● **To do**: Transcribe each of the records below exactly, excluding all pictures.

● **Provided data**:
## START
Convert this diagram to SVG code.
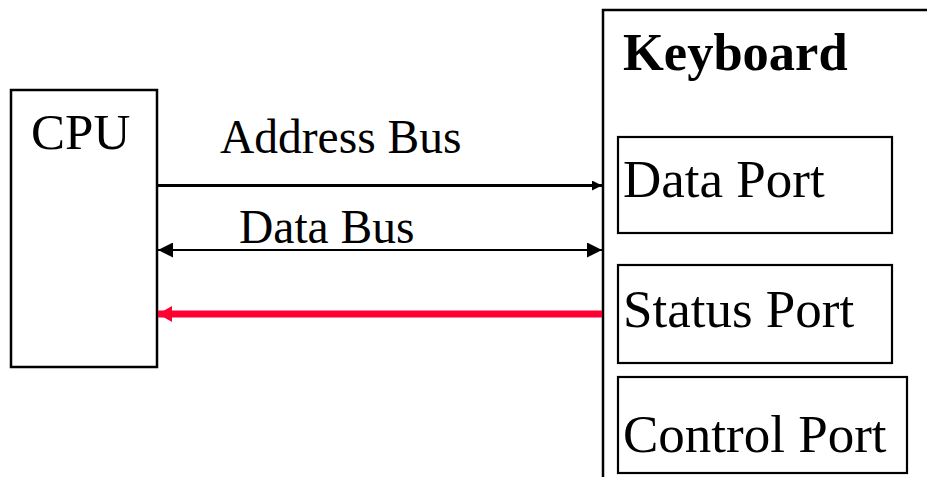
<svg xmlns="http://www.w3.org/2000/svg" width="927" height="477" viewBox="0 0 927 477">
  <style>
    .box { fill: #ffffff; stroke: #000000; stroke-width: 2.5; }
    .port { fill: #ffffff; stroke: #000000; stroke-width: 2.2; }
    .edge { fill: none; stroke: #000000; stroke-width: 2.5; }
    .lbl { font-family: "Liberation Serif", "Times New Roman", serif; fill: #000000; }
    .bold { font-weight: bold; }
  </style>
  <defs>
    <marker id="headSmall" markerUnits="userSpaceOnUse" markerWidth="10" markerHeight="10" refX="10" refY="5" orient="auto-start-reverse">
      <path d="M0,0 L10,5 L0,10 Z" fill="#000000"/>
    </marker>
    <marker id="headData" markerUnits="userSpaceOnUse" markerWidth="15" markerHeight="15" refX="15" refY="7.5" orient="auto-start-reverse">
      <path d="M0,0 L15,7.5 L0,15 Z" fill="#000000"/>
    </marker>
    <marker id="headRed" markerUnits="userSpaceOnUse" markerWidth="14" markerHeight="16" refX="14" refY="8" orient="auto-start-reverse">
      <path d="M0,0 L14,8 L0,16 Z" fill="#ff0033"/>
    </marker>
  </defs>

  <rect width="927" height="477" fill="#ffffff"/>

  <!-- processor -->
  <g id="cpu">
    <rect class="box" x="11" y="90" width="146" height="277"/>
    <text class="lbl" x="31" y="149" font-size="51">CPU</text>
  </g>

  <!-- keyboard controller (runs off the right and bottom edges) -->
  <g id="keyboard">
    <path class="edge" d="M603,480 L603,10 L930,10"/>
    <text class="lbl bold" x="623" y="70" font-size="52.5">Keyboard</text>
  </g>

  <g id="data-port">
    <rect class="port" x="618" y="137" width="274" height="96"/>
    <text class="lbl" x="623" y="197" font-size="53">Data Port</text>
  </g>

  <g id="status-port">
    <rect class="port" x="618" y="265" width="274" height="98"/>
    <text class="lbl" x="623" y="327" font-size="53">Status Port</text>
  </g>

  <g id="control-port">
    <rect class="port" x="618" y="377" width="289" height="96"/>
    <text class="lbl" x="623" y="452" font-size="53">Control Port</text>
  </g>

  <!-- buses between CPU and keyboard -->
  <g id="connectors">
    <line x1="157" y1="185.5" x2="602" y2="185.5" stroke="#000000" stroke-width="3" marker-end="url(#headSmall)"/>
    <text class="lbl" x="220" y="153" font-size="47.5">Address Bus</text>

    <line x1="158" y1="250" x2="602" y2="250" stroke="#000000" stroke-width="2" marker-start="url(#headData)" marker-end="url(#headData)"/>
    <text class="lbl" x="239" y="243" font-size="47.5">Data Bus</text>

    <line x1="158" y1="314" x2="602" y2="314" stroke="#ff0033" stroke-width="7" marker-start="url(#headRed)"/>
  </g>
</svg>
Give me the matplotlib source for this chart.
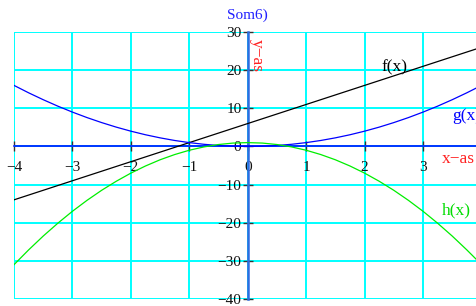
import matplotlib
matplotlib.use("Agg")
import matplotlib.pyplot as plt

# --- values -------------------------------------------------------------------------------------
X = [-4.0, -3.75, -3.5, -3.25, -3.0, -2.75, -2.5, -2.25, -2.0, -1.75, -1.5, -1.25, -1.0,
     -0.75, -0.5, -0.25, 0.0, 0.25, 0.5, 0.75, 1.0, 1.25, 1.5, 1.75, 2.0, 2.25, 2.5, 2.75,
     3.0, 3.25, 3.5, 3.75, 3.92]
F = [-14.0, -12.75, -11.5, -10.25, -9.0, -7.75, -6.5, -5.25, -4.0, -2.75, -1.5, -0.25, 1.0,
     2.25, 3.5, 4.75, 6.0, 7.25, 8.5, 9.75, 11.0, 12.25, 13.5, 14.75, 16.0, 17.25, 18.5, 19.75,
     21.0, 22.25, 23.5, 24.75, 25.6]
G = [16.0, 14.06, 12.25, 10.56, 9.0, 7.56, 6.25, 5.06, 4.0, 3.06, 2.25, 1.56, 1.0,
     0.56, 0.25, 0.06, 0.0, 0.06, 0.25, 0.56, 1.0, 1.56, 2.25, 3.06, 4.0, 5.06, 6.25, 7.56,
     9.0, 10.56, 12.25, 14.06, 15.37]
H = [-31.0, -27.13, -23.5, -20.13, -17.0, -14.13, -11.5, -9.13, -7.0, -5.13, -3.5, -2.13, -1.0,
     -0.13, 0.5, 0.88, 1.0, 0.88, 0.5, -0.13, -1.0, -2.13, -3.5, -5.13, -7.0, -9.13, -11.5,
     -14.13, -17.0, -20.13, -23.5, -27.13, -29.73]
X_TICKS = [-4, -3, -2, -1, 0, 1, 2, 3]
Y_TICKS = [-40, -30, -20, -10, 0, 10, 20, 30]
X_LIM = (-4.0, 3.924)
Y_LIM = (-40, 30)

plt.rcParams["font.family"] = ["Liberation Serif", "DejaVu Serif"]
plt.rcParams["axes.unicode_minus"] = True

fig = plt.figure(figsize=(4.77, 3.06), dpi=100)
ax = fig.add_axes([14 / 477, 7 / 306, 1 - 14 / 477, 267 / 306])
ax.set_xlim(*X_LIM)
ax.set_ylim(*Y_LIM)

# grid
ax.set_xticks(X_TICKS)
ax.set_yticks(Y_TICKS)
ax.grid(True, color="#00ffff", lw=1.4, zorder=0)
ax.set_axisbelow(True)

# axes through the origin
for side in ("top", "right"):
    ax.spines[side].set_visible(False)
ax.spines["bottom"].set_position(("data", 0))
ax.spines["left"].set_position(("data", 0))
ax.spines["bottom"].set_color("#0000ff")
ax.spines["bottom"].set_linewidth(1.1)
ax.spines["left"].set_color("#2f6be0")
ax.spines["left"].set_linewidth(1.8)
ax.spines["bottom"].set_zorder(3)
ax.spines["left"].set_zorder(3)
ax.tick_params(direction="inout", length=7, width=1.0, color="#333333", labelsize=11,
               labelcolor="#111111")
ax.tick_params(axis="x", pad=7)
ax.tick_params(axis="y", pad=1)
for lab in ax.get_xticklabels() + ax.get_yticklabels():
    lab.set_clip_on(False)

# curves
ax.plot(X, F, color="black", lw=0.9, zorder=4)
ax.plot(X, G, color="#0000ff", lw=0.9, zorder=4)
ax.plot(X, H, color="#00ee00", lw=0.9, zorder=4)

# labels
ax.text(2.52, 20.7, "f(x)", color="black", fontsize=12.5, ha="center", va="center", zorder=5)
ax.text(3.5, 8.1, "g(x)", color="#0000ff", fontsize=12.5, ha="left", va="center", zorder=5)
ax.text(3.57, -16.8, "h(x)", color="#00dd00", fontsize=12.5, ha="center", va="center", zorder=5)
ax.text(3.6, -3.2, "x\u2212as", color="#ff2020", fontsize=12.5, ha="center", va="center", zorder=5)
ax.text(0.16, 23.9, "y\u2212as", color="#ff2020", fontsize=12.5, ha="center", va="center",
        rotation=270, zorder=5)
fig.text(247 / 477, 1 - 15 / 306, "Som6)", color="#2020ff", fontsize=11, ha="center", va="center")

fig.savefig("out.png", dpi=100)
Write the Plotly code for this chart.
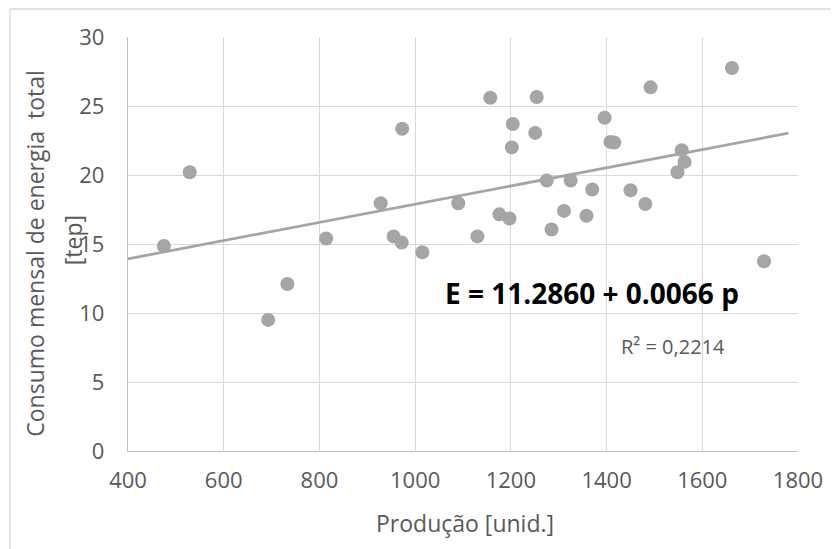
## END
● **Exercise answer**:
Convert this diagram to SVG code.
<svg xmlns="http://www.w3.org/2000/svg" width="927" height="477" viewBox="0 0 927 477">
  <style>
    .box { fill: #ffffff; stroke: #000000; stroke-width: 2.5; }
    .port { fill: #ffffff; stroke: #000000; stroke-width: 2.2; }
    .edge { fill: none; stroke: #000000; stroke-width: 2.5; }
    .lbl { font-family: "Liberation Serif", "Times New Roman", serif; fill: #000000; }
    .bold { font-weight: bold; }
  </style>
  <defs>
    <marker id="headSmall" markerUnits="userSpaceOnUse" markerWidth="10" markerHeight="10" refX="10" refY="5" orient="auto-start-reverse">
      <path d="M0,0 L10,5 L0,10 Z" fill="#000000"/>
    </marker>
    <marker id="headData" markerUnits="userSpaceOnUse" markerWidth="15" markerHeight="15" refX="15" refY="7.5" orient="auto-start-reverse">
      <path d="M0,0 L15,7.5 L0,15 Z" fill="#000000"/>
    </marker>
    <marker id="headRed" markerUnits="userSpaceOnUse" markerWidth="14" markerHeight="16" refX="14" refY="8" orient="auto-start-reverse">
      <path d="M0,0 L14,8 L0,16 Z" fill="#ff0033"/>
    </marker>
  </defs>

  <rect width="927" height="477" fill="#ffffff"/>

  <!-- processor -->
  <g id="cpu">
    <rect class="box" x="11" y="90" width="146" height="277"/>
    <text class="lbl" x="31" y="149" font-size="51">CPU</text>
  </g>

  <!-- keyboard controller (runs off the right and bottom edges) -->
  <g id="keyboard">
    <path class="edge" d="M603,480 L603,10 L930,10"/>
    <text class="lbl bold" x="623" y="70" font-size="52.5">Keyboard</text>
  </g>

  <g id="data-port">
    <rect class="port" x="618" y="137" width="274" height="96"/>
    <text class="lbl" x="623" y="197" font-size="53">Data Port</text>
  </g>

  <g id="status-port">
    <rect class="port" x="618" y="265" width="274" height="98"/>
    <text class="lbl" x="623" y="327" font-size="53">Status Port</text>
  </g>

  <g id="control-port">
    <rect class="port" x="618" y="377" width="289" height="96"/>
    <text class="lbl" x="623" y="452" font-size="53">Control Port</text>
  </g>

  <!-- buses between CPU and keyboard -->
  <g id="connectors">
    <line x1="157" y1="185.5" x2="602" y2="185.5" stroke="#000000" stroke-width="3" marker-end="url(#headSmall)"/>
    <text class="lbl" x="220" y="153" font-size="47.5">Address Bus</text>

    <line x1="158" y1="250" x2="602" y2="250" stroke="#000000" stroke-width="2" marker-start="url(#headData)" marker-end="url(#headData)"/>
    <text class="lbl" x="239" y="243" font-size="47.5">Data Bus</text>

    <line x1="158" y1="314" x2="602" y2="314" stroke="#ff0033" stroke-width="7" marker-start="url(#headRed)"/>
  </g>
</svg>
Give me the matplotlib source for this chart.
import matplotlib
matplotlib.use("Agg")
import matplotlib.pyplot as plt

# --- values -------------------------------------------------------------------------------------
X = [-4.0, -3.75, -3.5, -3.25, -3.0, -2.75, -2.5, -2.25, -2.0, -1.75, -1.5, -1.25, -1.0,
     -0.75, -0.5, -0.25, 0.0, 0.25, 0.5, 0.75, 1.0, 1.25, 1.5, 1.75, 2.0, 2.25, 2.5, 2.75,
     3.0, 3.25, 3.5, 3.75, 3.92]
F = [-14.0, -12.75, -11.5, -10.25, -9.0, -7.75, -6.5, -5.25, -4.0, -2.75, -1.5, -0.25, 1.0,
     2.25, 3.5, 4.75, 6.0, 7.25, 8.5, 9.75, 11.0, 12.25, 13.5, 14.75, 16.0, 17.25, 18.5, 19.75,
     21.0, 22.25, 23.5, 24.75, 25.6]
G = [16.0, 14.06, 12.25, 10.56, 9.0, 7.56, 6.25, 5.06, 4.0, 3.06, 2.25, 1.56, 1.0,
     0.56, 0.25, 0.06, 0.0, 0.06, 0.25, 0.56, 1.0, 1.56, 2.25, 3.06, 4.0, 5.06, 6.25, 7.56,
     9.0, 10.56, 12.25, 14.06, 15.37]
H = [-31.0, -27.13, -23.5, -20.13, -17.0, -14.13, -11.5, -9.13, -7.0, -5.13, -3.5, -2.13, -1.0,
     -0.13, 0.5, 0.88, 1.0, 0.88, 0.5, -0.13, -1.0, -2.13, -3.5, -5.13, -7.0, -9.13, -11.5,
     -14.13, -17.0, -20.13, -23.5, -27.13, -29.73]
X_TICKS = [-4, -3, -2, -1, 0, 1, 2, 3]
Y_TICKS = [-40, -30, -20, -10, 0, 10, 20, 30]
X_LIM = (-4.0, 3.924)
Y_LIM = (-40, 30)

plt.rcParams["font.family"] = ["Liberation Serif", "DejaVu Serif"]
plt.rcParams["axes.unicode_minus"] = True

fig = plt.figure(figsize=(4.77, 3.06), dpi=100)
ax = fig.add_axes([14 / 477, 7 / 306, 1 - 14 / 477, 267 / 306])
ax.set_xlim(*X_LIM)
ax.set_ylim(*Y_LIM)

# grid
ax.set_xticks(X_TICKS)
ax.set_yticks(Y_TICKS)
ax.grid(True, color="#00ffff", lw=1.4, zorder=0)
ax.set_axisbelow(True)

# axes through the origin
for side in ("top", "right"):
    ax.spines[side].set_visible(False)
ax.spines["bottom"].set_position(("data", 0))
ax.spines["left"].set_position(("data", 0))
ax.spines["bottom"].set_color("#0000ff")
ax.spines["bottom"].set_linewidth(1.1)
ax.spines["left"].set_color("#2f6be0")
ax.spines["left"].set_linewidth(1.8)
ax.spines["bottom"].set_zorder(3)
ax.spines["left"].set_zorder(3)
ax.tick_params(direction="inout", length=7, width=1.0, color="#333333", labelsize=11,
               labelcolor="#111111")
ax.tick_params(axis="x", pad=7)
ax.tick_params(axis="y", pad=1)
for lab in ax.get_xticklabels() + ax.get_yticklabels():
    lab.set_clip_on(False)

# curves
ax.plot(X, F, color="black", lw=0.9, zorder=4)
ax.plot(X, G, color="#0000ff", lw=0.9, zorder=4)
ax.plot(X, H, color="#00ee00", lw=0.9, zorder=4)

# labels
ax.text(2.52, 20.7, "f(x)", color="black", fontsize=12.5, ha="center", va="center", zorder=5)
ax.text(3.5, 8.1, "g(x)", color="#0000ff", fontsize=12.5, ha="left", va="center", zorder=5)
ax.text(3.57, -16.8, "h(x)", color="#00dd00", fontsize=12.5, ha="center", va="center", zorder=5)
ax.text(3.6, -3.2, "x\u2212as", color="#ff2020", fontsize=12.5, ha="center", va="center", zorder=5)
ax.text(0.16, 23.9, "y\u2212as", color="#ff2020", fontsize=12.5, ha="center", va="center",
        rotation=270, zorder=5)
fig.text(247 / 477, 1 - 15 / 306, "Som6)", color="#2020ff", fontsize=11, ha="center", va="center")

fig.savefig("out.png", dpi=100)
Write the Plotly code for this chart.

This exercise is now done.